## START

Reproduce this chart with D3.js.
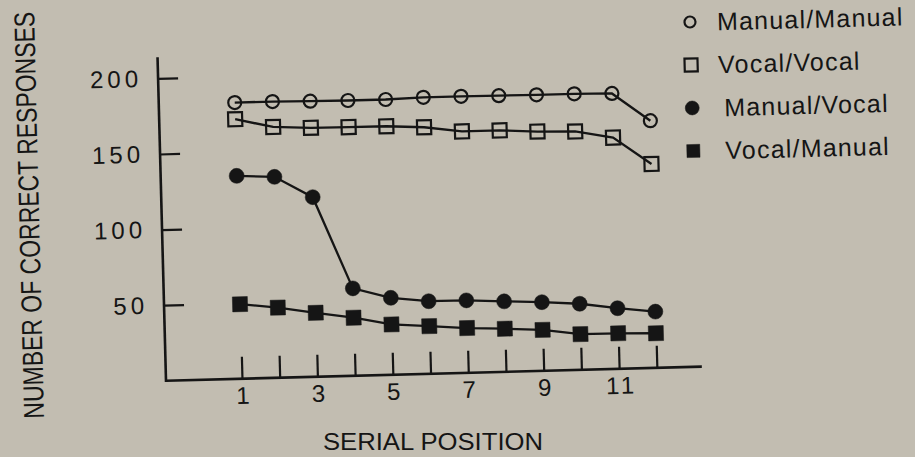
<!DOCTYPE html>
<html>
<head>
<meta charset="utf-8">
<script src="https://cdn.jsdelivr.net/npm/d3@7"></script>
<style>
  body { margin: 0; background: #c2bdb1; }
  svg { display: block; }
  text { font-family: "Liberation Sans", Arial, Helvetica, sans-serif; fill: #151515; }
</style>
</head>
<body>
<svg id="chart" width="915" height="457"></svg>
<script>
var positions = [1, 2, 3, 4, 5, 6, 7, 8, 9, 10, 11, 12];
var xLabels = [1, 3, 5, 7, 9, 11];
var yTicks = [50, 100, 150, 200];

var manualManual = [182.7, 182.7, 182.3, 182.1, 182.1, 182.9, 182.9, 182.7, 182.6, 182.6, 182.2, 163.5];
var vocalVocal = [171.7, 165.9, 164.7, 164.5, 164.4, 163.1, 159.7, 159.7, 158.3, 157.7, 153.0, 134.9];
var manualVocal = [134.2, 132.9, 118.8, 57.8, 50.9, 48.0, 47.9, 46.6, 45.4, 43.7, 40.1, 37.2];
var vocalManual = [49.3, 46.4, 42.3, 38.4, 33.3, 31.5, 29.6, 28.5, 27.1, 23.6, 23.5, 22.9];

var seriesNames = ["Manual/Manual", "Vocal/Vocal", "Manual/Vocal", "Vocal/Manual"];
var seriesValues = [manualManual, vocalVocal, manualVocal, vocalManual];

var ink = "#151515";

var svg = d3.select("#chart");
svg.append("rect").attr("width", 915).attr("height", 457).attr("fill", "#c2bdb1");

// the scan is tilted a little, so the plot is drawn in a slightly rotated frame
var plot = svg.append("g").attr("transform", "translate(166,380.7) rotate(-1.5)");

var x = d3.scaleLinear().domain([1, 12]).range([76, 491]);
var y = d3.scaleLinear().domain([0, 200]).range([0, -302.4]);

// axis lines
plot.append("line")
  .attr("x1", 0).attr("y1", 0).attr("x2", 536).attr("y2", 0)
  .attr("stroke", ink).attr("stroke-width", 2.6);
plot.append("line")
  .attr("x1", 0).attr("y1", 1.3).attr("x2", 0).attr("y2", y(214))
  .attr("stroke", ink).attr("stroke-width", 2.6);

var xAxis = d3.axisBottom(x)
  .tickValues(positions)
  .tickSizeInner(-22)
  .tickSizeOuter(0)
  .tickPadding(8)
  .tickFormat(function (d) { return xLabels.indexOf(d) >= 0 ? d : ""; });

var gx = plot.append("g").call(xAxis);
gx.select(".domain").remove();
gx.selectAll(".tick line").attr("stroke", ink).attr("stroke-width", 2.2);
gx.selectAll(".tick text")
  .attr("font-size", 24)
  .attr("font-family", null)
  .style("letter-spacing", "3px")
  .attr("dx", "1.5px");

var yAxis = d3.axisLeft(y)
  .tickValues(yTicks)
  .tickSizeInner(-20)
  .tickSizeOuter(0)
  .tickPadding(16);

var gy = plot.append("g").call(yAxis);
gy.select(".domain").remove();
gy.selectAll(".tick line").attr("stroke", ink).attr("stroke-width", 2.2);
gy.selectAll(".tick text")
  .attr("font-size", 24)
  .attr("font-family", null)
  .style("letter-spacing", "4px");

// series
var line = d3.line()
  .x(function (d, i) { return x(positions[i]); })
  .y(function (d) { return y(d); });

var shapes = [
  { type: "circle", filled: false, size: 6.5 },
  { type: "square", filled: false, size: 14 },
  { type: "circle", filled: true, size: 7.5 },
  { type: "square", filled: true, size: 15 }
];

function drawMarker(g, shape) {
  if (shape.type == "circle") {
    g.append("circle").attr("r", shape.size);
  } else {
    g.append("rect")
      .attr("x", -shape.size / 2).attr("y", -shape.size / 2)
      .attr("width", shape.size).attr("height", shape.size);
  }
  g.selectAll("circle, rect")
    .attr("fill", shape.filled ? ink : "none")
    .attr("stroke", ink)
    .attr("stroke-width", shape.filled ? 0.5 : 2.2);
}

for (var s = 0; s < seriesValues.length; s++) {
  plot.append("path")
    .datum(seriesValues[s])
    .attr("d", line)
    .attr("fill", "none")
    .attr("stroke", ink)
    .attr("stroke-width", 2.3);

  var marks = plot.append("g")
    .selectAll("g")
    .data(seriesValues[s])
    .enter()
    .append("g")
    .attr("transform", function (d, i) {
      return "translate(" + x(positions[i]) + "," + y(d) + ")";
    });
  marks.each(function () { drawMarker(d3.select(this), shapes[s]); });
}

// axis titles
svg.append("text")
  .attr("x", 433).attr("y", 450)
  .attr("text-anchor", "middle")
  .attr("font-size", 24)
  .attr("textLength", 220)
  .attr("lengthAdjust", "spacingAndGlyphs")
  .text("SERIAL POSITION");

// narrow, tall lettering: stretch the glyph height instead of squeezing the width
svg.append("text")
  .attr("transform", "translate(39,215) rotate(-91.4) scale(1,1.25)")
  .attr("text-anchor", "middle")
  .attr("font-size", 23)
  .text("NUMBER OF CORRECT RESPONSES");

// legend
var legendShapes = [
  { type: "circle", filled: false, size: 5.5 },
  { type: "square", filled: false, size: 13 },
  { type: "circle", filled: true, size: 7 },
  { type: "square", filled: true, size: 13 }
];

var legend = svg.append("g").attr("transform", "translate(690,22) rotate(-1.5)");
var rows = legend.selectAll("g")
  .data(seriesNames)
  .enter()
  .append("g")
  .attr("transform", function (d, i) { return "translate(0," + i * 43 + ")"; });

rows.each(function (d, i) { drawMarker(d3.select(this), legendShapes[i]); });

rows.append("text")
  .attr("x", function (d, i) { return i < 2 ? 27 : 32; })
  .attr("y", 9)
  .attr("font-size", 25)
  .style("letter-spacing", "1.2px")
  .text(function (d) { return d; });
</script>
</body>
</html>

## END

PROBLEM STATEMENT: Each line of the material must be retyped exactly, except that images are omitted.

OUTPUT FOR THIS EXERCISE:
Reproduce this chart with D3.js.
<!DOCTYPE html>
<html>
<head>
<meta charset="utf-8">
<script src="https://cdn.jsdelivr.net/npm/d3@7"></script>
<style>
  body { margin: 0; background: #c2bdb1; }
  svg { display: block; }
  text { font-family: "Liberation Sans", Arial, Helvetica, sans-serif; fill: #151515; }
</style>
</head>
<body>
<svg id="chart" width="915" height="457"></svg>
<script>
var positions = [1, 2, 3, 4, 5, 6, 7, 8, 9, 10, 11, 12];
var xLabels = [1, 3, 5, 7, 9, 11];
var yTicks = [50, 100, 150, 200];

var manualManual = [182.7, 182.7, 182.3, 182.1, 182.1, 182.9, 182.9, 182.7, 182.6, 182.6, 182.2, 163.5];
var vocalVocal = [171.7, 165.9, 164.7, 164.5, 164.4, 163.1, 159.7, 159.7, 158.3, 157.7, 153.0, 134.9];
var manualVocal = [134.2, 132.9, 118.8, 57.8, 50.9, 48.0, 47.9, 46.6, 45.4, 43.7, 40.1, 37.2];
var vocalManual = [49.3, 46.4, 42.3, 38.4, 33.3, 31.5, 29.6, 28.5, 27.1, 23.6, 23.5, 22.9];

var seriesNames = ["Manual/Manual", "Vocal/Vocal", "Manual/Vocal", "Vocal/Manual"];
var seriesValues = [manualManual, vocalVocal, manualVocal, vocalManual];

var ink = "#151515";

var svg = d3.select("#chart");
svg.append("rect").attr("width", 915).attr("height", 457).attr("fill", "#c2bdb1");

// the scan is tilted a little, so the plot is drawn in a slightly rotated frame
var plot = svg.append("g").attr("transform", "translate(166,380.7) rotate(-1.5)");

var x = d3.scaleLinear().domain([1, 12]).range([76, 491]);
var y = d3.scaleLinear().domain([0, 200]).range([0, -302.4]);

// axis lines
plot.append("line")
  .attr("x1", 0).attr("y1", 0).attr("x2", 536).attr("y2", 0)
  .attr("stroke", ink).attr("stroke-width", 2.6);
plot.append("line")
  .attr("x1", 0).attr("y1", 1.3).attr("x2", 0).attr("y2", y(214))
  .attr("stroke", ink).attr("stroke-width", 2.6);

var xAxis = d3.axisBottom(x)
  .tickValues(positions)
  .tickSizeInner(-22)
  .tickSizeOuter(0)
  .tickPadding(8)
  .tickFormat(function (d) { return xLabels.indexOf(d) >= 0 ? d : ""; });

var gx = plot.append("g").call(xAxis);
gx.select(".domain").remove();
gx.selectAll(".tick line").attr("stroke", ink).attr("stroke-width", 2.2);
gx.selectAll(".tick text")
  .attr("font-size", 24)
  .attr("font-family", null)
  .style("letter-spacing", "3px")
  .attr("dx", "1.5px");

var yAxis = d3.axisLeft(y)
  .tickValues(yTicks)
  .tickSizeInner(-20)
  .tickSizeOuter(0)
  .tickPadding(16);

var gy = plot.append("g").call(yAxis);
gy.select(".domain").remove();
gy.selectAll(".tick line").attr("stroke", ink).attr("stroke-width", 2.2);
gy.selectAll(".tick text")
  .attr("font-size", 24)
  .attr("font-family", null)
  .style("letter-spacing", "4px");

// series
var line = d3.line()
  .x(function (d, i) { return x(positions[i]); })
  .y(function (d) { return y(d); });

var shapes = [
  { type: "circle", filled: false, size: 6.5 },
  { type: "square", filled: false, size: 14 },
  { type: "circle", filled: true, size: 7.5 },
  { type: "square", filled: true, size: 15 }
];

function drawMarker(g, shape) {
  if (shape.type == "circle") {
    g.append("circle").attr("r", shape.size);
  } else {
    g.append("rect")
      .attr("x", -shape.size / 2).attr("y", -shape.size / 2)
      .attr("width", shape.size).attr("height", shape.size);
  }
  g.selectAll("circle, rect")
    .attr("fill", shape.filled ? ink : "none")
    .attr("stroke", ink)
    .attr("stroke-width", shape.filled ? 0.5 : 2.2);
}

for (var s = 0; s < seriesValues.length; s++) {
  plot.append("path")
    .datum(seriesValues[s])
    .attr("d", line)
    .attr("fill", "none")
    .attr("stroke", ink)
    .attr("stroke-width", 2.3);

  var marks = plot.append("g")
    .selectAll("g")
    .data(seriesValues[s])
    .enter()
    .append("g")
    .attr("transform", function (d, i) {
      return "translate(" + x(positions[i]) + "," + y(d) + ")";
    });
  marks.each(function () { drawMarker(d3.select(this), shapes[s]); });
}

// axis titles
svg.append("text")
  .attr("x", 433).attr("y", 450)
  .attr("text-anchor", "middle")
  .attr("font-size", 24)
  .attr("textLength", 220)
  .attr("lengthAdjust", "spacingAndGlyphs")
  .text("SERIAL POSITION");

// narrow, tall lettering: stretch the glyph height instead of squeezing the width
svg.append("text")
  .attr("transform", "translate(39,215) rotate(-91.4) scale(1,1.25)")
  .attr("text-anchor", "middle")
  .attr("font-size", 23)
  .text("NUMBER OF CORRECT RESPONSES");

// legend
var legendShapes = [
  { type: "circle", filled: false, size: 5.5 },
  { type: "square", filled: false, size: 13 },
  { type: "circle", filled: true, size: 7 },
  { type: "square", filled: true, size: 13 }
];

var legend = svg.append("g").attr("transform", "translate(690,22) rotate(-1.5)");
var rows = legend.selectAll("g")
  .data(seriesNames)
  .enter()
  .append("g")
  .attr("transform", function (d, i) { return "translate(0," + i * 43 + ")"; });

rows.each(function (d, i) { drawMarker(d3.select(this), legendShapes[i]); });

rows.append("text")
  .attr("x", function (d, i) { return i < 2 ? 27 : 32; })
  .attr("y", 9)
  .attr("font-size", 25)
  .style("letter-spacing", "1.2px")
  .text(function (d) { return d; });
</script>
</body>
</html>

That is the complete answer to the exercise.